Care tip: When kept in a cool environment such as an air-conditioned office and watered once every three days, Korean cymbidiums can last for up to three months. Without air-conditioning, they can last for up to one month. As a general rule of thumb, water only when the media is dry.
Bent, twisted and twirled into various shapes, such as the number eight, the lucky bamboo is the Chinese symbol for strength.
The plant is decorated with red ribbons and lucky ornaments, and the number of bamboo stalks in one pot represents different things. For example, two is said to be an expression of love, while seven stands for good health.
Also known as Devil’s Ivy, this versatile and hardy plant can remove formaldehyde, benzene and xylene from the air, making it great for purification.
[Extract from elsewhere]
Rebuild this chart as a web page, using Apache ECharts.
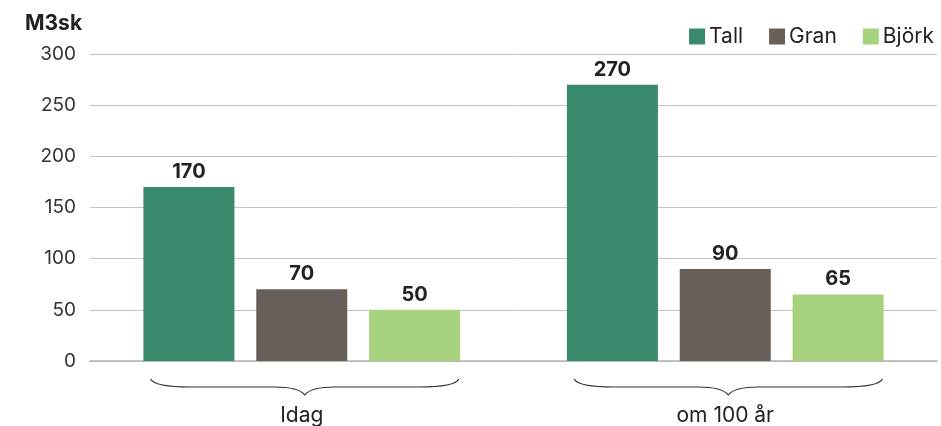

And with its coin-like leaves, the money plant symbolises fortune and good luck.
Peace lilies are like flamingo lilies, but with ivory white flowers instead. Keep them around the home as they are one of the most effective air-filtering plants, removing chemicals like trichloroethylene, formaldehyde, xylene, benzene and ammonia.
They’re a little less popular but pitcher plants are also highly regarded plants for the Lunar New Year. Because of the fact that these plants look like money bags, they’re considered lucky.
Known as hu die lan in Mandarin, this plant is a popular festive plant as its petals resemble the wings of a butterfly, symbolising happiness, spring, vitality and longevity.